Put 2 cups of the strained chicken stock into a large bowl. Toast chile peppers over medium-high heat on a comal or in a skillet for about 15 seconds per side. Remove and discard stems, seeds, and membranes and place chiles in the bowl with the chicken stock. Toast peanuts, stirring constantly, with a wooden spoon, until golden brown, about 3 minutes, and add them to the stock. Toast pumpkin seeds, stirring constantly, until they take on a golden color and start to jump; do not overcook. Add to the chicken stock. Toast sesame seeds for only a few seconds, taking extra care not to burn these tiny seeds. Add to the stock.

Toast 1 tomato, onion, and remaining garlic clove on the comal, turning occasionally to obtain an even char. Add them to the chicken stock. Toast allspice and cloves and add them to the stock.

Place saucepan over medium-high heat. When it’s hot, add about 2 tablespoons oil and pour all of the bowl’s contents into the saucepan, stirring to combine. Cook for 8 minutes, stirring occasionally. Remove from heat and set aside to let all the ingredients soften for about 15 minutes.

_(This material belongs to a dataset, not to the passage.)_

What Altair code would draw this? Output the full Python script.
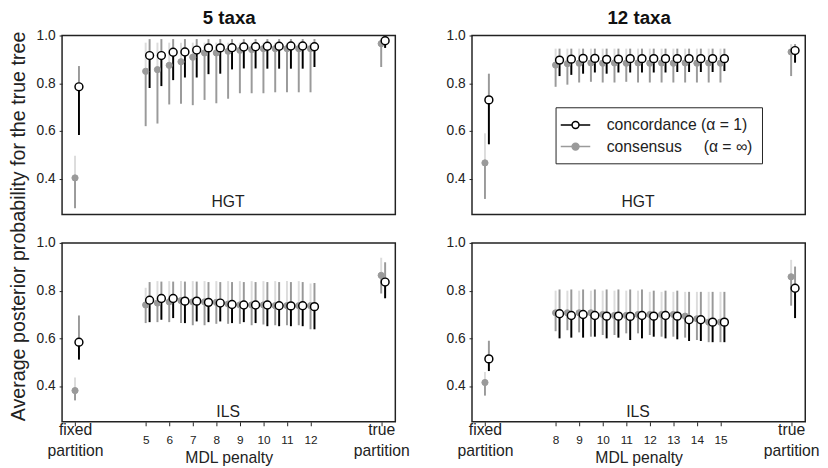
import altair as alt
import pandas as pd

FONT = "Liberation Sans"
GREY = "#9a9a9a"
CONC = "concordance (\u03b1 = 1)"
CONS = "consensus" + "\u00a0" * 5 + "(\u03b1 = \u221e)"

# x positions: fixed partition, MDL penalties (half steps), true partition
penalty_5 = [5, 5.5, 6, 6.5, 7, 7.5, 8, 8.5, 9, 9.5, 10, 10.5, 11, 11.5, 12]
penalty_12 = [8, 8.5, 9, 9.5, 10, 10.5, 11, 11.5, 12, 12.5, 13, 13.5, 14, 14.5, 15]
fixed_5, true_5 = 2, 15
fixed_12, true_12 = 5, 18
ticks_5 = [2, 5, 6, 7, 8, 9, 10, 11, 12, 15]
ticks_12 = [5, 8, 9, 10, 11, 12, 13, 14, 15, 18]

# each list: [fixed partition, 15 MDL penalties..., true partition]
hgt5_conc_mean = [0.785, 0.916, 0.916, 0.930, 0.931, 0.939, 0.948, 0.948, 0.949, 0.952, 0.953, 0.955, 0.955, 0.956, 0.956, 0.953, 0.978]
hgt5_conc_lo = [0.583, 0.780, 0.788, 0.813, 0.824, 0.824, 0.838, 0.840, 0.858, 0.862, 0.862, 0.861, 0.861, 0.861, 0.861, 0.868, 0.948]
hgt5_conc_hi = [0.872, 0.985, 0.985, 0.985, 0.985, 0.985, 0.985, 0.985, 0.985, 0.985, 0.985, 0.985, 0.985, 0.985, 0.985, 0.985, 0.995]
hgt5_cons_mean = [0.403, 0.850, 0.857, 0.875, 0.890, 0.909, 0.927, 0.927, 0.934, 0.938, 0.941, 0.945, 0.945, 0.945, 0.945, 0.945, 0.966]
hgt5_cons_lo = [0.276, 0.620, 0.631, 0.711, 0.714, 0.708, 0.730, 0.716, 0.735, 0.758, 0.758, 0.758, 0.762, 0.762, 0.762, 0.762, 0.868]
hgt5_cons_hi = [0.496, 0.970, 0.970, 0.970, 0.970, 0.970, 0.970, 0.970, 0.970, 0.970, 0.970, 0.970, 0.970, 0.970, 0.970, 0.970, 0.990]

hgt12_conc_mean = [0.730, 0.897, 0.901, 0.904, 0.904, 0.900, 0.901, 0.903, 0.903, 0.903, 0.903, 0.903, 0.903, 0.903, 0.903, 0.903, 0.937]
hgt12_conc_lo = [0.544, 0.830, 0.835, 0.840, 0.845, 0.840, 0.845, 0.845, 0.845, 0.845, 0.845, 0.847, 0.847, 0.847, 0.847, 0.851, 0.886]
hgt12_conc_hi = [0.840, 0.945, 0.945, 0.945, 0.945, 0.945, 0.945, 0.945, 0.945, 0.945, 0.945, 0.945, 0.945, 0.945, 0.945, 0.945, 0.964]
hgt12_cons_mean = [0.466, 0.876, 0.882, 0.884, 0.885, 0.884, 0.885, 0.884, 0.885, 0.884, 0.885, 0.884, 0.885, 0.884, 0.885, 0.884, 0.931]
hgt12_cons_lo = [0.315, 0.785, 0.794, 0.803, 0.806, 0.803, 0.803, 0.806, 0.803, 0.803, 0.803, 0.803, 0.803, 0.803, 0.803, 0.803, 0.830]
hgt12_cons_hi = [0.590, 0.945, 0.945, 0.945, 0.945, 0.945, 0.945, 0.945, 0.945, 0.945, 0.945, 0.945, 0.945, 0.945, 0.945, 0.945, 0.964]

ils5_conc_mean = [0.584, 0.760, 0.767, 0.767, 0.756, 0.756, 0.751, 0.748, 0.742, 0.740, 0.740, 0.740, 0.737, 0.736, 0.737, 0.733, 0.836]
ils5_conc_lo = [0.511, 0.668, 0.678, 0.685, 0.664, 0.671, 0.668, 0.671, 0.664, 0.668, 0.664, 0.651, 0.651, 0.651, 0.651, 0.638, 0.768]
ils5_conc_hi = [0.696, 0.836, 0.838, 0.838, 0.838, 0.838, 0.836, 0.836, 0.836, 0.836, 0.836, 0.836, 0.836, 0.836, 0.836, 0.832, 0.919]
ils5_cons_mean = [0.381, 0.740, 0.748, 0.753, 0.758, 0.753, 0.753, 0.751, 0.744, 0.740, 0.740, 0.740, 0.737, 0.737, 0.737, 0.737, 0.864]
ils5_cons_lo = [0.340, 0.664, 0.668, 0.668, 0.664, 0.655, 0.655, 0.661, 0.661, 0.661, 0.655, 0.658, 0.655, 0.655, 0.655, 0.638, 0.788]
ils5_cons_hi = [0.436, 0.812, 0.840, 0.840, 0.840, 0.840, 0.840, 0.840, 0.840, 0.840, 0.840, 0.840, 0.840, 0.840, 0.840, 0.830, 0.938]

ils12_conc_mean = [0.514, 0.703, 0.696, 0.700, 0.696, 0.693, 0.693, 0.692, 0.696, 0.693, 0.696, 0.693, 0.678, 0.678, 0.668, 0.668, 0.810]
ils12_conc_lo = [0.463, 0.600, 0.603, 0.603, 0.607, 0.600, 0.603, 0.593, 0.600, 0.607, 0.600, 0.596, 0.589, 0.589, 0.584, 0.584, 0.685]
ils12_conc_hi = [0.590, 0.805, 0.805, 0.805, 0.805, 0.805, 0.805, 0.805, 0.805, 0.800, 0.800, 0.800, 0.795, 0.795, 0.795, 0.795, 0.901]
ils12_cons_mean = [0.415, 0.707, 0.707, 0.707, 0.707, 0.700, 0.696, 0.696, 0.700, 0.700, 0.700, 0.700, 0.693, 0.682, 0.668, 0.668, 0.858]
ils12_cons_lo = [0.360, 0.630, 0.634, 0.625, 0.607, 0.614, 0.614, 0.621, 0.621, 0.614, 0.607, 0.607, 0.603, 0.593, 0.584, 0.584, 0.737]
ils12_cons_hi = [0.459, 0.800, 0.800, 0.800, 0.800, 0.800, 0.800, 0.800, 0.800, 0.795, 0.795, 0.795, 0.795, 0.795, 0.795, 0.795, 0.929]

panel_labels = ["HGT", "HGT", "ILS", "ILS"]
label_x = [8.5, 11.5, 8.5, 11.5]
label_y = [0.30, 0.30, 0.29, 0.29]
column_titles = ["5 taxa", "12 taxa"]


def make_df(pos, cm, cl, ch, sm, sl, sh):
    rows = []
    for i, p in enumerate(pos):
        rows.append({"pos": p, "series": CONS, "mean": sm[i], "lo": sl[i], "hi": sh[i]})
    for i, p in enumerate(pos):
        rows.append({"pos": p, "series": CONC, "mean": cm[i], "lo": cl[i], "hi": ch[i]})
    return pd.DataFrame(rows)


pos5 = [fixed_5] + penalty_5 + [true_5]
pos12 = [fixed_12] + penalty_12 + [true_12]

df_tl = make_df(pos5, hgt5_conc_mean, hgt5_conc_lo, hgt5_conc_hi, hgt5_cons_mean, hgt5_cons_lo, hgt5_cons_hi)
df_tr = make_df(pos12, hgt12_conc_mean, hgt12_conc_lo, hgt12_conc_hi, hgt12_cons_mean, hgt12_cons_lo, hgt12_cons_hi)
df_bl = make_df(pos5, ils5_conc_mean, ils5_conc_lo, ils5_conc_hi, ils5_cons_mean, ils5_cons_lo, ils5_cons_hi)
df_br = make_df(pos12, ils12_conc_mean, ils12_conc_lo, ils12_conc_hi, ils12_cons_mean, ils12_cons_lo, ils12_cons_hi)

W, H = 339, 182
SYMBOL = "M-1.59,0L-0.15,0M0.73,0L2.16,0M-0.15,0A0.44,0.44,0,1,1,0.73,0A0.44,0.44,0,1,1,-0.15,0Z"


def panel(df, idx, xdom, ticks, fixed, true, bottom=False, legend=False, col_title=None):
    xs = alt.Scale(domain=xdom, nice=False, zero=False)
    ys = alt.Scale(domain=[0.25, 1.0], nice=False, zero=False)
    if bottom:
        edge = f"datum.value == {fixed} || datum.value == {true}"
        xaxis = alt.Axis(
            values=ticks, grid=False, domain=False, tickSize=4, tickColor="#222",
            labelExpr=(f"datum.value == {fixed} ? ['fixed', 'partition'] : "
                       f"(datum.value == {true} ? ['true', 'partition'] : format(datum.value, 'd'))"),
            labelFontSize={"condition": {"test": edge, "value": 16}, "value": 12},
            labelPadding={"condition": {"test": edge, "value": -4}, "value": 9},
            labelLineHeight=21, labelFlush=False, labelOverlap=False, labelBaseline="top",
            labelFont=FONT, labelColor="#222",
            title="MDL penalty", titleFont=FONT, titleFontSize=16, titleFontWeight="normal",
            titleColor="#222", titleY=41.5, titleBaseline="alphabetic",
        )
        xtitle = "MDL penalty"
    else:
        xaxis = alt.Axis(orient="top", labels=False, ticks=False, domain=False, grid=False,
                         title=col_title, titleFont=FONT, titleFontSize=19, titleFontWeight="bold",
                         titleColor="#111", titleY=-12, titleBaseline="alphabetic")
        xtitle = col_title
    yaxis = alt.Axis(values=[0.4, 0.6, 0.8, 1.0], format=".1f", grid=False, domain=False,
                     tickSize=3, tickColor="#222", labelPadding=4, labelFont=FONT, labelFontSize=14,
                     labelColor="#222", title=None)
    X = alt.X("pos:Q", scale=xs, axis=xaxis, title=xtitle)
    Y = alt.Y("mean:Q", scale=ys, axis=yaxis)
    Ylo = alt.Y("lo:Q", scale=ys, axis=yaxis)
    base = alt.Chart(df)
    cons = base.transform_filter(alt.datum.series == CONS)
    conc = base.transform_filter(alt.datum.series == CONC)

    cons_up = cons.mark_rule(color=GREY, strokeWidth=2, opacity=0.35).encode(x=X, y=Y, y2="hi:Q")
    cons_dn = cons.mark_rule(color=GREY, strokeWidth=2).encode(x=X, y=Ylo, y2="mean:Q")
    conc_up = conc.mark_rule(color="black", strokeWidth=2, opacity=0.4).encode(x=X, xOffset=alt.value(4), y=Y, y2="hi:Q")
    conc_dn = conc.mark_rule(color="black", strokeWidth=2).encode(x=X, xOffset=alt.value(4), y=Ylo, y2="mean:Q")

    if legend:
        leg = alt.Legend(title=None, orient="none", legendX=85, legendY=73,
                         symbolType=SYMBOL, symbolSize=256, symbolStrokeWidth=1.5,
                         labelFont=FONT, labelFontSize=16, labelColor="#222", labelOffset=25,
                         labelLimit=400, fillColor="white", strokeColor="#222",
                         padding=9, rowPadding=5)
    else:
        leg = None
    color = alt.Color("series:N", scale=alt.Scale(domain=[CONC, CONS], range=["black", GREY]), legend=leg)
    fill = alt.Fill("series:N", scale=alt.Scale(domain=[CONC, CONS], range=["white", GREY]), legend=leg)

    cons_pt = cons.mark_point(shape="circle", size=40, strokeWidth=1, opacity=1).encode(
        x=X, y=Y, color=color, fill=fill)
    conc_pt = conc.mark_point(shape="circle", size=64, strokeWidth=1.5, opacity=1).encode(
        x=X, y=Y, xOffset=alt.value(4), color=color, fill=fill)

    lab_df = pd.DataFrame({"pos": [label_x[idx]], "mean": [label_y[idx]], "text": [panel_labels[idx]]})
    lab = alt.Chart(lab_df).mark_text(font=FONT, fontSize=16, color="#222").encode(
        x=X, y=Y, text="text:N")

    return alt.layer(cons_up, cons_dn, conc_up, conc_dn, cons_pt, conc_pt, lab).properties(width=W, height=H)


tl = panel(df_tl, 0, [1.45, 15.6], ticks_5, fixed_5, true_5, col_title=column_titles[0])
tr = panel(df_tr, 1, [4.45, 18.6], ticks_12, fixed_12, true_12, legend=True, col_title=column_titles[1])
bl = panel(df_bl, 2, [1.45, 15.6], ticks_5, fixed_5, true_5, bottom=True)
br = panel(df_br, 3, [4.45, 18.6], ticks_12, fixed_12, true_12, bottom=True)

left = alt.vconcat(tl, bl, spacing=20).resolve_scale(color="independent", fill="independent")
right = alt.vconcat(tr, br, spacing=20).resolve_scale(color="independent", fill="independent")

chart = alt.hconcat(left, right, spacing=35).resolve_scale(color="independent", fill="independent").properties(
    title=alt.TitleParams("Average posterior probability for the true tree", orient="left", anchor="middle",
                          font=FONT, fontSize=20, fontWeight="normal", color="#222", offset=7, dx=11),
    padding={"left": 0, "top": -4, "right": 0, "bottom": 0},
).configure_view(stroke="#222", strokeWidth=1.5)

chart.save("out.html", embed_options={"renderer": "svg", "actions": False})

When softened, pour pipian mixture into a food processor or blender and process (in batches if necessary) until you have a smooth blend. Pour sauce into a large skillet over  medium-high heat, add chicken pieces, and cook, stirring occasionally, until chicken finishes cooking through, about 10 minutes. The sauce consistency should be that of a milkshake. If it seems too thick, add more stock. you might need to add as much as 2 cups. Taste and add salt and pepper as desired. Serve with white rice and warm corn tortillas.